Outlining your website structure is one of the first things you should do when building a website. This structure will become the blueprint for the wireframes, design, development, and user experience of your website. When creating this outline, it’s important to examine how your users think and search for information on the internet.

Website Hierarchy
First, start by creating a general website structure, or sitemap, like the example above. It’s important to simplify your navigation to follow best usability practices. You’ll want to create a predictable website structure with logical hierarchy focusing on top level pages and relevant subpages.
Start with the homepage at the top of the funnel, it’s the most important landing page.

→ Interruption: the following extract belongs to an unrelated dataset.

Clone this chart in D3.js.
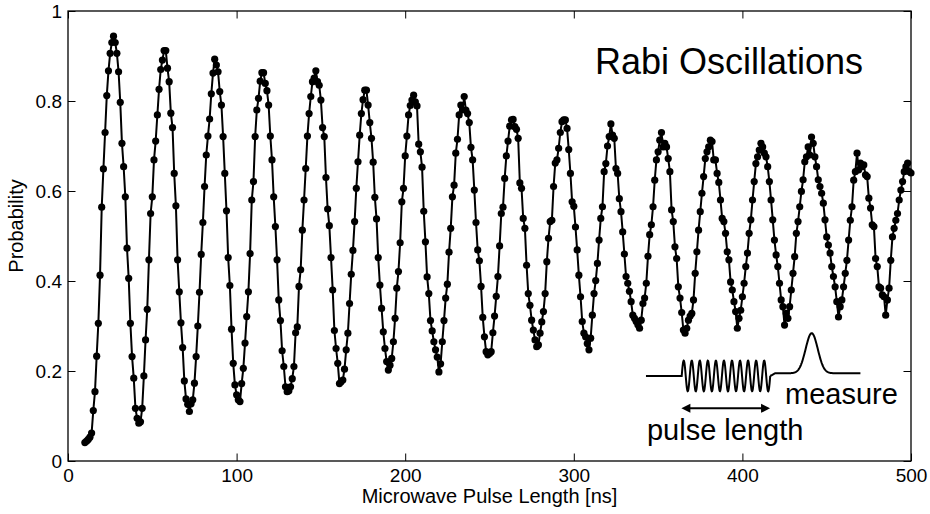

After that you’ll want to lay out category pages in order of their importance, then their relevant sub-categories and lastly individual product/service/article pages. This will create strong page hierarchy and depth that will make the site easier to navigate for your users and easier to crawl by search engines.
Catering to Search Engines
The first step to implementing strong search engine optimization is to understand the principle behind search engines. A search engine’s primary goal is to provide the user with the answer to his or her question as quickly and accurately as possible. With that in mind, you should organize your site and its content logically, with a human-first orientation.
When
a search engine crawls your website to index it for its search results
it mimics a user’s path on a website. If these user paths are better
optimized, your website will rank higher, thus showing up higher in
search results for relevant keywords.
Usable Page Names
Keep your navigation options as short and simple as possible. Don’t say “About Our Company” when “About” will suffice. Also, try to keep the navigation under eight options whenever possible. By focusing on your user’s needs as a first step, you’ll create a better user experience that should result in a higher visit duration time and a lower bounce rate, which search engines view as important indicators of quality and relevance.
Keyword Research
Once you have your initial website structure outlined, it’s time to begin researching what your users are searching for to see how this aligns with your website structure. At Brolik, we use tools like Moz Keyword Explorer and Keyword Planner from AdWords for keyword research. First, we start with a top level view of the page or section topic and then we dive into the relevant search terms and related keywords. When we get down to this granular level, we analyze the competition to see if we have an opportunity to rank, or if the search result page is owned by big players like the New York Times or Wikipedia.
At this point, you’ll want to strike a balance between key business goals, user needs, and competition and then begin targeting certain keywords and phrases throughout the website. The keyword research will help you pick strong page names that are in line with what users are searching for, and ultimately infuse the pages with that useful information. You can then begin to prioritize keywords or create pages to give more SEO importance to specific parts of your website.
For example
A search around the keyword term “heating repair” in Moz shows that these same users are also likely to search for “furnace repair.”

Because this term is closely related to the target keyword and receives a decent amount of search traffic, it warrants being included in your website. The fact that it is a more specific topic than the general term “heating repair” indicates that “furnace repair” related content would make a valuable and logical subcategory within the heating repair category.

This is the key point in SEO-focused website design that can make or break your site.
It’s important to understand how search engines will rank individual pages. Occasionally, a user’s first experience with your site will be a very specific page that is discovered with long tail search. They will then proceed to explore your site backwards, from a very specific topic, and then navigating to the Home and About pages to learn more about your brand. Good website design values this SEO research and doesn’t limit navigation to a homepage or top down mentality.
SEO Best Practices
After getting insight into what users are searching for, it’s important to make sure that each web page is laid out correctly. Next you’ll want to make sure that you are using H1s, H2s, H3s, etc. correctly in terms of typographic hierarchy, and that major keywords are included and repeated within the body copy. Other things such as cross page linking, image alt tags, schema markup and relevant meta information can also improve your organic ranking.
In Conclusion
When you focus on SEO friendly website design in the early planning phases, you’ll get a site that is easy for Google to index. But even more importantly, it will also feature keyword rich content, that targets the lexicon that your users are actually searching for, thus creating the best user experience and making your website easier to find and ultimately more successful.